As I’m something of a sucker for romantic comedies (I only cry for a few minutes per movie, on average!), I was sad to have missed last Thursday’s panel of Yale professors discussing their marriages. At it, attendees heard three faculty couples share their love stories à la “When Harry Met Sally” on everything from their first meeting, proposing and sharing their lives together.
It sounds like a sweet event. Reading afterwards that Professor Toni Dorfman’ heart still beats faster whenever she hears Professor John Gaddis come downstairs each morning elicited a couple fast beats from my own. (I didn’t quite have the same reaction to some of University President Rick Levin and his wife Jane’s courtship tales, which involved reading “War and Peace” and studying at Oxford.)
It’s encouraging and uplifting to hear from people whose passion for each other has endured the long haul.
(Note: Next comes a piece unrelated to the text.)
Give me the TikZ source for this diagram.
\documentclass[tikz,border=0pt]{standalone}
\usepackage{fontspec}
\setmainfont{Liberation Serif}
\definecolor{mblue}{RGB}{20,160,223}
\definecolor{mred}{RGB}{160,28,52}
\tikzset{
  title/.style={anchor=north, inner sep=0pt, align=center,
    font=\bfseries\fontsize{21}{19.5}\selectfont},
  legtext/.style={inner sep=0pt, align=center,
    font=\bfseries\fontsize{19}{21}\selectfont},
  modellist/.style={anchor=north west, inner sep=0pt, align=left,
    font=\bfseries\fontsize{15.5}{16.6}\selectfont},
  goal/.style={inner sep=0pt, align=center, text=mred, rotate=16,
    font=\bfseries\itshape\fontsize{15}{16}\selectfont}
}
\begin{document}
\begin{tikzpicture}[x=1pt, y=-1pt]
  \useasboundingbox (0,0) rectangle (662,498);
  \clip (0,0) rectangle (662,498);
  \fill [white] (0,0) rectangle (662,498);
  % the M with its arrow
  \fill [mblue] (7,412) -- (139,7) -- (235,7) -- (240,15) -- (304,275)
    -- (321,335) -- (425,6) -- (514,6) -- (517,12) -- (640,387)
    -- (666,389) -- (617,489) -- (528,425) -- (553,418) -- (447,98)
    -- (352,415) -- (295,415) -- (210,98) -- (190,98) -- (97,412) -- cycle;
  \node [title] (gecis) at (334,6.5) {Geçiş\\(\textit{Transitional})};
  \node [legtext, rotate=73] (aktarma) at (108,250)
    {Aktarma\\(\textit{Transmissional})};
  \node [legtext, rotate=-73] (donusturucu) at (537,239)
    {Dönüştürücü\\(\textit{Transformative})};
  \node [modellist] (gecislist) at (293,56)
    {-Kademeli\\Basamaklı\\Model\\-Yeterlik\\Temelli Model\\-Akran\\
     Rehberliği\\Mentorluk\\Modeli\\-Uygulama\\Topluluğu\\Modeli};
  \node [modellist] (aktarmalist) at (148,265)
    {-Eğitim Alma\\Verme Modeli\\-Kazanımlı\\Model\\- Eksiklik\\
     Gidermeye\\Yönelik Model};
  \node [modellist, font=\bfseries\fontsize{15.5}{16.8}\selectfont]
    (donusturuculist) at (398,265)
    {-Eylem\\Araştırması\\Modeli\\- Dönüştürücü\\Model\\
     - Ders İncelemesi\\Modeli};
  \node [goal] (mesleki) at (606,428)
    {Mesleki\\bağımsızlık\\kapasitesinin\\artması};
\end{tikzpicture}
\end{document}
It reaffirms your faith in your own future happiness. It reminds you that somebody who knows you better than you know yourself might still love you. Perhaps most of all, it convinces you that growing older won’t be a totally a bad thing.
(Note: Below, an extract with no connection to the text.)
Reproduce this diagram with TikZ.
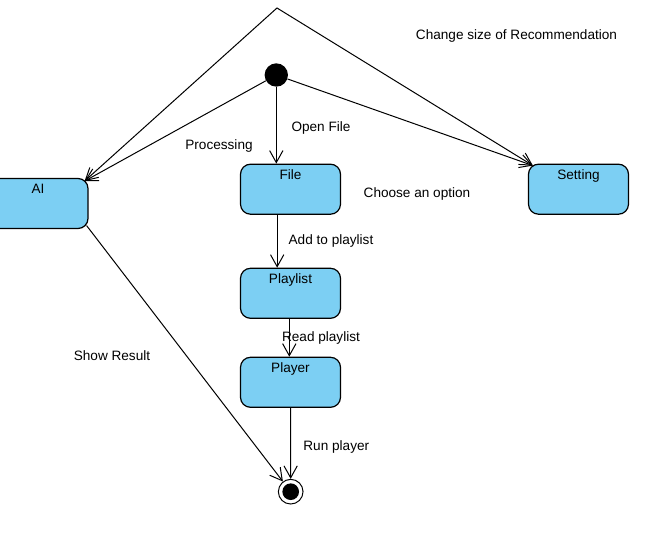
\documentclass[tikz,border=0pt]{standalone}
\usepackage{fontspec}
\setmainfont{Liberation Sans}
\usetikzlibrary{arrows.meta}
\definecolor{boxblue}{HTML}{7CCFF3}
\tikzset{
  statebox/.style={draw=black, line width=0.9pt, fill=boxblue, rounded corners=7.5pt,
    minimum width=75pt, minimum height=37.5pt, inner sep=0pt},
  lbl/.style={font=\fontsize{10.2pt}{12pt}\selectfont, inner sep=0pt, anchor=base},
  conn/.style={draw=black, line width=0.75pt, -{Straight Barb[length=9pt,width=10pt,line width=0.75pt]}},
  initdot/.style={circle, fill=black, minimum size=17.5pt, inner sep=0pt},
  finring/.style={circle, draw=black, line width=0.75pt, fill=white, minimum size=18.5pt, inner sep=0pt},
  findot/.style={circle, fill=black, minimum size=12.5pt, inner sep=0pt}
}
\begin{document}
\begin{tikzpicture}[x=0.75pt,y=-0.75pt]
\useasboundingbox (0,0) rectangle (662,559);
\clip (0,0) rectangle (662,559);
\fill[white] (0,0) rectangle (662,559);

% states
\node[statebox] (ai) at (38,203.5) {};
\node[statebox] (file) at (290.5,189.2) {};
\node[statebox] (setting) at (578.5,189.2) {};
\node[statebox] (playlist) at (290.5,293.3) {};
\node[statebox] (player) at (290.5,382.3) {};

\node[lbl] (aiL) at ([yshift=-12pt]ai.north) {AI};
\node[lbl] (fileL) at ([yshift=-12pt]file.north) {File};
\node[lbl] (settingL) at ([yshift=-12pt]setting.north) {Setting};
\node[lbl] (playlistL) at ([yshift=-12pt]playlist.north) {Playlist};
\node[lbl] (playerL) at ([yshift=-11.6pt]player.north) {Player};

% pseudo states
\node[initdot] (init) at (276.3,75) {};
\node[finring] (fin) at (290.7,491.7) {};
\node[findot] (finc) at (290.7,491.7) {};

\coordinate (apex) at (277,8);
\coordinate (aiTR) at ([shift={(-4,3.2)}]ai.north east);
\coordinate (setTL) at ([shift={(5,2)}]setting.north west);
\coordinate (aiBR) at ([shift={(-2,-3.5)}]ai.south east);

% connectors
\draw[conn] (init) -- (init |- file.north);
\draw[conn] (init) -- (aiTR);
\draw[conn] (init) -- (setTL);
\draw[draw=black, line width=0.75pt,
  {Straight Barb[length=9pt,width=10pt,line width=0.75pt]}-{Straight Barb[length=9pt,width=10pt,line width=0.75pt]}]
  (aiTR) -- (apex) -- (setTL);
\draw[conn] ([xshift=-10pt]file.south) -- ([xshift=-10pt]playlist.north);
\draw[conn] ([xshift=-0.9pt]playlist.south) -- ([xshift=-0.9pt]player.north);
\draw[conn] (player.south) -- (fin);
\draw[conn] (aiBR) -- (fin);

% labels
\node[lbl] (l1) at (516.5,39.3) {Change size of Recommendation};
\node[lbl] (l2) at (321,131.3) {Open File};
\node[lbl] (l3) at (219,149.5) {Processing};
\node[lbl] (l4) at (417,197.3) {Choose an option};
\node[lbl] (l5) at (331,244.5) {Add to playlist};
\node[lbl] (l6) at (321,341.3) {Read playlist};
\node[lbl] (l7) at (112,360.3) {Show Result};
\node[lbl] (l8) at (336.3,450.5) {Run player};
\end{tikzpicture}
\end{document}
But while part of the reason behind last Thursday’s event was to give college students a glimpse of the domestic happiness that people older and wiser than them enjoy, another part was to give Yale students a glimpse of the domestic happiness that highly successful Yale professors enjoy. Implicit in that message is the assumption that students at Yale need to be convinced that long-term romantic happiness and professional success are compatible.
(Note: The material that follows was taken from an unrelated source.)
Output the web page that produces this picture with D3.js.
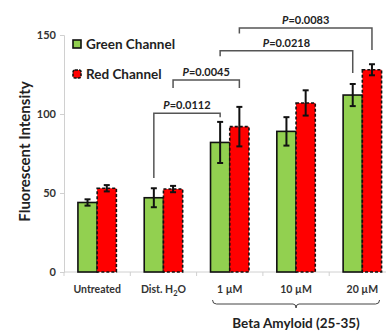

Indeed, panel participants put the case explicitly, urging Yale students to make time for love and relationships during — and in spite of — their busy Yale careers.
It’s a story that’s told so often that it’s almost become an assumption: Yale’s student body is made up of ultra-high achievers who are secretly dying to date each other. Such desires go unrealized because Yale students are too busy and too self-involved to make time for something that can’t go on a resume.
The result, the argument goes, is our assumed-to-be vapid hookup culture. Optimists hope Yale students will one day grow out of their narcissism. Doomsayers argue that we will continue to be victims our pathological need to succeed, which will lead us continually defer happiness in favor of more professional accomplishments.
Our generation may be less likely to go on dates, but that’s because we are able to meet the people we end up dating through more authentic and numerous interactions than a few trips to the movies or bowling alley. There may also be fewer couples at Yale than at some other colleges, but I’d argue that our couples tend to be at least moderately serious. In other words, it’s not that Yalies don’t refuse to date each other; they just don’t call the participants of a three-week repeated hookup boyfriend and girlfriend (or whatever gender combination of those terms makes sense).
It’s true that several single students here claim that they don’t want to be in a relationship. But people’s stated views on the big subject aren’t usually a great predictor of their future relationship status; lots of people who say they’re too busy to date end up in committed relationships when they meet the right person. Moreover, Yalies will mostly prioritize a friend in need over that near-due paper; the narcissism narrative only goes so far.
The reason more people aren’t dating at Yale is because, as with academics and future careers, Yalies don’t want to settle for less than what they know is possible. Meeting the right person can take time, and getting that person to reciprocate can take a lot of luck. But judging from the professors at last Thursdays panel, the possibilities for love to grow our happiness are practically unlimited. Why fake the real thing?